Work to be completed ▸ Copy the lines of the data below exactly, starting at the first and stopping after the line that contains "0.078, 0.074, 0.068];"; include no pictures.

··· Raw data ···

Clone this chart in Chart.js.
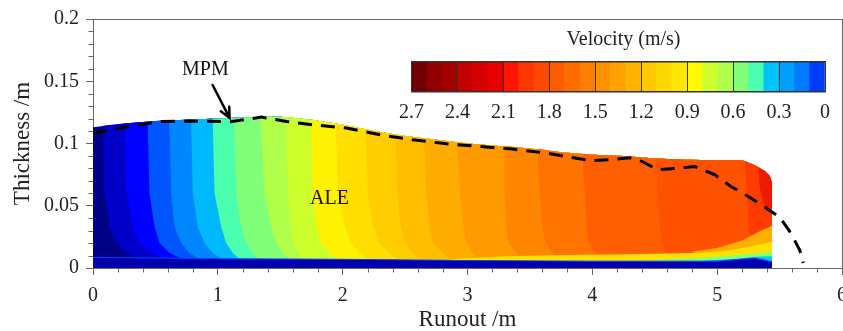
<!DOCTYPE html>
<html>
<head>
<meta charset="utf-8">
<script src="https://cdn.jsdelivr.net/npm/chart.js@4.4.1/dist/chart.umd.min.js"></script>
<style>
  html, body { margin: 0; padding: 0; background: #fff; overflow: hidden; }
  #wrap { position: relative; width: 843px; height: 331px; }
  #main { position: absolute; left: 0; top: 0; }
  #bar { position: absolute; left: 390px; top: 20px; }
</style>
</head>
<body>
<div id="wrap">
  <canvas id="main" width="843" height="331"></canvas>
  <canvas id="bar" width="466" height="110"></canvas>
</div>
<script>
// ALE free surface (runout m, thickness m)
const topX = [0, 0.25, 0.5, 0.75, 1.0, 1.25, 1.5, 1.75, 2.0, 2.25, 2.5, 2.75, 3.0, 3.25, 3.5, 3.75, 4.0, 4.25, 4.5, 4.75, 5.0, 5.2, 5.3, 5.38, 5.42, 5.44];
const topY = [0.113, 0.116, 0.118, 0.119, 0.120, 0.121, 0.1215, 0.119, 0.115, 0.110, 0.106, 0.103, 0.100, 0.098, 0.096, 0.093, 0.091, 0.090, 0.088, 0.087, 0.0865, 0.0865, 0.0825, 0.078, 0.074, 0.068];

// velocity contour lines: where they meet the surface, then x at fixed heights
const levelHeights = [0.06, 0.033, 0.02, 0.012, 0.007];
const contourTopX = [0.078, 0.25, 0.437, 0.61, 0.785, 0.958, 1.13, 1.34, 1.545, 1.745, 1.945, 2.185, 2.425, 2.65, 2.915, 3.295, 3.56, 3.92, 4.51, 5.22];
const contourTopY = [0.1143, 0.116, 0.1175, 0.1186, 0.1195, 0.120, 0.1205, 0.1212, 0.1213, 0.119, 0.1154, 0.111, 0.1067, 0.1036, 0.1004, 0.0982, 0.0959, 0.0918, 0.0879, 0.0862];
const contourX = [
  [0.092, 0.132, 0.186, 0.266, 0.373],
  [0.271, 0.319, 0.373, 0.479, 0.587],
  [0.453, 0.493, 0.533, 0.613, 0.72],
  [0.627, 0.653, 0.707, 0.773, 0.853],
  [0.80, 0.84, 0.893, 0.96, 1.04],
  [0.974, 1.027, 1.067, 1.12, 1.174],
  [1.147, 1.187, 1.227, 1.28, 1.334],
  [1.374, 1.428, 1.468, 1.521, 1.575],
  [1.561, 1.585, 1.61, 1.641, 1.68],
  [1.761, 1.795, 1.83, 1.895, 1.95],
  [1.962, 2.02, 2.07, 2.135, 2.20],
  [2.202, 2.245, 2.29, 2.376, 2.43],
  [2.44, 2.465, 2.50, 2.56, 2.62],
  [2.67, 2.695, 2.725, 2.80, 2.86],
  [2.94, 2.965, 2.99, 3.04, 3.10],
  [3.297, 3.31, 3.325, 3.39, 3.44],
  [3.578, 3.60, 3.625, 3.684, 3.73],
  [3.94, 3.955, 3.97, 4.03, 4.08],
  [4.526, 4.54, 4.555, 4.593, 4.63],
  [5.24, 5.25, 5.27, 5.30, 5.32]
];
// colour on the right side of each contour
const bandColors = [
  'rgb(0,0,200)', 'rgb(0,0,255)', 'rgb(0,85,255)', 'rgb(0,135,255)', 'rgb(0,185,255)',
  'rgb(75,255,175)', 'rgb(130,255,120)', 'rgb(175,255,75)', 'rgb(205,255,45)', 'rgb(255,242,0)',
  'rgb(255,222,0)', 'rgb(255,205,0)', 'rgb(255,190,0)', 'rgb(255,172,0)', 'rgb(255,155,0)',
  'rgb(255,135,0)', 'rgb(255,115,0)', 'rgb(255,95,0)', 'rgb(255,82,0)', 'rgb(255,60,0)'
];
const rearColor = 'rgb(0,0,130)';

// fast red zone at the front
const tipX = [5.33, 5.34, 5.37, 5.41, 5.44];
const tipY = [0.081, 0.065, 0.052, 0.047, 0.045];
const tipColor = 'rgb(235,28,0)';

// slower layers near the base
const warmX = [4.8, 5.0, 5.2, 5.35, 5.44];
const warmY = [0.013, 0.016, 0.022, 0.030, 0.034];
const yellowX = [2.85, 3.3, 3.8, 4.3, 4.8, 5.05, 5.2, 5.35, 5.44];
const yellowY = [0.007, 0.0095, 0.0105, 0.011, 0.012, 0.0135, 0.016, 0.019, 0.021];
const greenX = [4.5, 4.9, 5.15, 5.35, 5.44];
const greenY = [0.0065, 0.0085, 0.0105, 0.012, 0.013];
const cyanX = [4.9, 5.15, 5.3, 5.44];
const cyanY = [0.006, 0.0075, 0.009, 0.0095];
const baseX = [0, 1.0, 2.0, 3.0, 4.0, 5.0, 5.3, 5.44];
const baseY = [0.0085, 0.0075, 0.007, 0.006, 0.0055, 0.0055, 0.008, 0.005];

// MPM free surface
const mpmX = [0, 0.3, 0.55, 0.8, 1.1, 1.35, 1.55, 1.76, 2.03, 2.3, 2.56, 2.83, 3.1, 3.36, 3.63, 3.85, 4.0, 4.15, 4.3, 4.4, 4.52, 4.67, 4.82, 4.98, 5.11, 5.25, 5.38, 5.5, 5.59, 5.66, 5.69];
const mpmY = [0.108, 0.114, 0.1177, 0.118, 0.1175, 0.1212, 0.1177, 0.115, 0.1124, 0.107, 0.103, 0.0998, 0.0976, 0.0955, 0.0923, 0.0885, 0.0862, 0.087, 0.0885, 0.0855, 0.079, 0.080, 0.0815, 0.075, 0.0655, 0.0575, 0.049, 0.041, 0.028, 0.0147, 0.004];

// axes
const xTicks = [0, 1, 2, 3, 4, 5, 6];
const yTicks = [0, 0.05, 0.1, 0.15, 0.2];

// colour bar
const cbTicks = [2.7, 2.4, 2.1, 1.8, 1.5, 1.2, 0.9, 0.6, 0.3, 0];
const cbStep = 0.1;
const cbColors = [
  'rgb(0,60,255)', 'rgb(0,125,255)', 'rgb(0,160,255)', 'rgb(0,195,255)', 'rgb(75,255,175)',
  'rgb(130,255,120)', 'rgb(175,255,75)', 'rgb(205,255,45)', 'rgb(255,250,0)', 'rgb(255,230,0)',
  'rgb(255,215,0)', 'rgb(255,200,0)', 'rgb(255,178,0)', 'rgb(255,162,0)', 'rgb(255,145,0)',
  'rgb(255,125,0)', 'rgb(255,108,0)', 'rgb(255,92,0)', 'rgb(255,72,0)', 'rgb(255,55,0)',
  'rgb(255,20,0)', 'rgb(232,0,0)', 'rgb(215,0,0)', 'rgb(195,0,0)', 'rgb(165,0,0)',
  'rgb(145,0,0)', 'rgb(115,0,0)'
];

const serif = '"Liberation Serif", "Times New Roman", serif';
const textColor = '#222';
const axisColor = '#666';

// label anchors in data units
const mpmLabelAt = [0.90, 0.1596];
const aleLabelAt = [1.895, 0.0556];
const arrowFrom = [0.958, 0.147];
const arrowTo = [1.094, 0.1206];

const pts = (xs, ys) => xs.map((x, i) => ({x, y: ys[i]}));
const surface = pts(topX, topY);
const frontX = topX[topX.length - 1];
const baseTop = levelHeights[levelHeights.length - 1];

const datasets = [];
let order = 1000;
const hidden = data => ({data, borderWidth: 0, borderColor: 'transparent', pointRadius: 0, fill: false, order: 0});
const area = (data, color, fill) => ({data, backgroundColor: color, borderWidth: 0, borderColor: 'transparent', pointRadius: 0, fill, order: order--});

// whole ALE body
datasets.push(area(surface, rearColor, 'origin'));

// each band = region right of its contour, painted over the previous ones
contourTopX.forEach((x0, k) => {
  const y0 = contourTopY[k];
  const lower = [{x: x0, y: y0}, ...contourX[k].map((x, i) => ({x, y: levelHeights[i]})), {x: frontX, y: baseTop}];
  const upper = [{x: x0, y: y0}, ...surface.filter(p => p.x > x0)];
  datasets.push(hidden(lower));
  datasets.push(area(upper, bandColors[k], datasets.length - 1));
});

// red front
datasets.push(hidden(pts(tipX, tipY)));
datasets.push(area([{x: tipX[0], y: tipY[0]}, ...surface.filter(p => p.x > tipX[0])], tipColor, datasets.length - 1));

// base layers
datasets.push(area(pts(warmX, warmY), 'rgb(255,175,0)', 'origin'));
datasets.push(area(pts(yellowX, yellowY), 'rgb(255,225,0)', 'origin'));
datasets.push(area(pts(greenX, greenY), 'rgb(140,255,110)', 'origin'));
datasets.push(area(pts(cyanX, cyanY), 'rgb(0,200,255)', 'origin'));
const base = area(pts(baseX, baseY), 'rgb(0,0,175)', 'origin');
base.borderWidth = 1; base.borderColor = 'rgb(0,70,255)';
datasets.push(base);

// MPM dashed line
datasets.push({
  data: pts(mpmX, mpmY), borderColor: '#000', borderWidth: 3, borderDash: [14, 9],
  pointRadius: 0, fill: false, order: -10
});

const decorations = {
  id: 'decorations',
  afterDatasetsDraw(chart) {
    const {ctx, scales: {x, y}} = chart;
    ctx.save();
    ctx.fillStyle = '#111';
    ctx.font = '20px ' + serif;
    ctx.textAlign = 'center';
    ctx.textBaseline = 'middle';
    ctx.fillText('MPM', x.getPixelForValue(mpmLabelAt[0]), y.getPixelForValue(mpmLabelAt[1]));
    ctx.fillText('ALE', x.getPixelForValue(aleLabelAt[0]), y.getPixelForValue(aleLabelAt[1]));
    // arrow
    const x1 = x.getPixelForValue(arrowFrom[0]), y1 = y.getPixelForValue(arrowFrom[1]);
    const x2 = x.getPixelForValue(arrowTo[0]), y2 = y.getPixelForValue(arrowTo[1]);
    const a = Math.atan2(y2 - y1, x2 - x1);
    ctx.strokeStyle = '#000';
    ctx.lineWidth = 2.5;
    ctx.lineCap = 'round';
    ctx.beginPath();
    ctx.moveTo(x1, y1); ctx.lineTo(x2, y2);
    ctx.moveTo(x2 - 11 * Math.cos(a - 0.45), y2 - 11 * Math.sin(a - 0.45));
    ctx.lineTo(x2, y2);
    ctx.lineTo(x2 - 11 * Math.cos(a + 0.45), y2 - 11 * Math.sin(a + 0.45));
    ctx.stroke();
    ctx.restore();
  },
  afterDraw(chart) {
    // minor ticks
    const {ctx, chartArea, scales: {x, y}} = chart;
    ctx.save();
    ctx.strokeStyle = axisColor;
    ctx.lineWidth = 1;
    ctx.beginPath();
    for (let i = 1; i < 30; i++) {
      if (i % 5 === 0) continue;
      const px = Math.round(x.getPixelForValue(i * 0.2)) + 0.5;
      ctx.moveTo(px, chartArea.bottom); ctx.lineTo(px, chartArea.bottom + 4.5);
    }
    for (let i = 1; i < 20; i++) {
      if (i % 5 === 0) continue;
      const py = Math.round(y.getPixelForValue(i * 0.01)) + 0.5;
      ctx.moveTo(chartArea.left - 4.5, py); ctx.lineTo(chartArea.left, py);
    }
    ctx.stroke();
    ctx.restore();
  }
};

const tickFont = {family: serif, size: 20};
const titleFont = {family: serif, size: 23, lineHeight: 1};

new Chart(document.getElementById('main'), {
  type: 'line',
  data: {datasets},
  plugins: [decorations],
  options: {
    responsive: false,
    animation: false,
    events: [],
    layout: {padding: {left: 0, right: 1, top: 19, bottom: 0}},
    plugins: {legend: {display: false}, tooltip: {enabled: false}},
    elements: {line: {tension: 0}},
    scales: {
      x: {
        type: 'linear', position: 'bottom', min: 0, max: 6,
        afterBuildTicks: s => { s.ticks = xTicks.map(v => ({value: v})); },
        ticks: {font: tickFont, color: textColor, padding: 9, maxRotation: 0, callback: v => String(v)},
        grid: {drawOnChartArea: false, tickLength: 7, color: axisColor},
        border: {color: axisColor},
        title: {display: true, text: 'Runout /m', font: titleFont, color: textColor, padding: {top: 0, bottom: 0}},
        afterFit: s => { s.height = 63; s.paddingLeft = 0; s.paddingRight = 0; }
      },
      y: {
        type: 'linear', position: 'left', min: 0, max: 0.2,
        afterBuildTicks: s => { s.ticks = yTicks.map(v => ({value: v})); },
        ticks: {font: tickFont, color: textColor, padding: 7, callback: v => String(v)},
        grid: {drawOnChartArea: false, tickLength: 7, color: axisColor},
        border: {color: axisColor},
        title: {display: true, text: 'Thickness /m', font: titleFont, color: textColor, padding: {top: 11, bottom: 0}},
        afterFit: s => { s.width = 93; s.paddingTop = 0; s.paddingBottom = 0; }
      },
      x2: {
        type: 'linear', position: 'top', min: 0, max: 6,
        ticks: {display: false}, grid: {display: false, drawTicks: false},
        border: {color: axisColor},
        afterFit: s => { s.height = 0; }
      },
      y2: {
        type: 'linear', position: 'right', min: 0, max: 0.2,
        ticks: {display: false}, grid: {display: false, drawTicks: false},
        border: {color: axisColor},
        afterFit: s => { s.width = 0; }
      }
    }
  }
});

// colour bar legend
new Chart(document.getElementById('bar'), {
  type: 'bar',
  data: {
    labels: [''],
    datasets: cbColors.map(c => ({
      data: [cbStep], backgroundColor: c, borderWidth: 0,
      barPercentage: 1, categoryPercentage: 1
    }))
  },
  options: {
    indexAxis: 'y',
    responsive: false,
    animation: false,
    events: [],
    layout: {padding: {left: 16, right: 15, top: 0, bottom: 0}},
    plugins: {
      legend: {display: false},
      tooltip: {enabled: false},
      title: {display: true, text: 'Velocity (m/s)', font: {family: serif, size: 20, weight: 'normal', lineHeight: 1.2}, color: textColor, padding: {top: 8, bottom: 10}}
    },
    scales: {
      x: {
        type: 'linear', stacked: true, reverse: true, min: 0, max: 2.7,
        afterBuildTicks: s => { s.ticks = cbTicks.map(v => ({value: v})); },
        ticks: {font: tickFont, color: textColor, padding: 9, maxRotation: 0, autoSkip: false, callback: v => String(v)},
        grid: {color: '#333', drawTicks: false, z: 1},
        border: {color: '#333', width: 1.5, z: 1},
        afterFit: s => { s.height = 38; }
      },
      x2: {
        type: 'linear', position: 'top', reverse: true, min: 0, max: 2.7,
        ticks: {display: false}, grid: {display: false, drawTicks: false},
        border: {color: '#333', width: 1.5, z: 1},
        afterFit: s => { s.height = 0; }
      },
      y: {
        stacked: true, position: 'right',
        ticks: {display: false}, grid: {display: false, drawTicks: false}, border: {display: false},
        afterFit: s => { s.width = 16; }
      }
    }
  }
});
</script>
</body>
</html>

···

Full response ▸
Clone this chart in Chart.js.
<!DOCTYPE html>
<html>
<head>
<meta charset="utf-8">
<script src="https://cdn.jsdelivr.net/npm/chart.js@4.4.1/dist/chart.umd.min.js"></script>
<style>
  html, body { margin: 0; padding: 0; background: #fff; overflow: hidden; }
  #wrap { position: relative; width: 843px; height: 331px; }
  #main { position: absolute; left: 0; top: 0; }
  #bar { position: absolute; left: 390px; top: 20px; }
</style>
</head>
<body>
<div id="wrap">
  <canvas id="main" width="843" height="331"></canvas>
  <canvas id="bar" width="466" height="110"></canvas>
</div>
<script>
// ALE free surface (runout m, thickness m)
const topX = [0, 0.25, 0.5, 0.75, 1.0, 1.25, 1.5, 1.75, 2.0, 2.25, 2.5, 2.75, 3.0, 3.25, 3.5, 3.75, 4.0, 4.25, 4.5, 4.75, 5.0, 5.2, 5.3, 5.38, 5.42, 5.44];
const topY = [0.113, 0.116, 0.118, 0.119, 0.120, 0.121, 0.1215, 0.119, 0.115, 0.110, 0.106, 0.103, 0.100, 0.098, 0.096, 0.093, 0.091, 0.090, 0.088, 0.087, 0.0865, 0.0865, 0.0825, 0.078, 0.074, 0.068];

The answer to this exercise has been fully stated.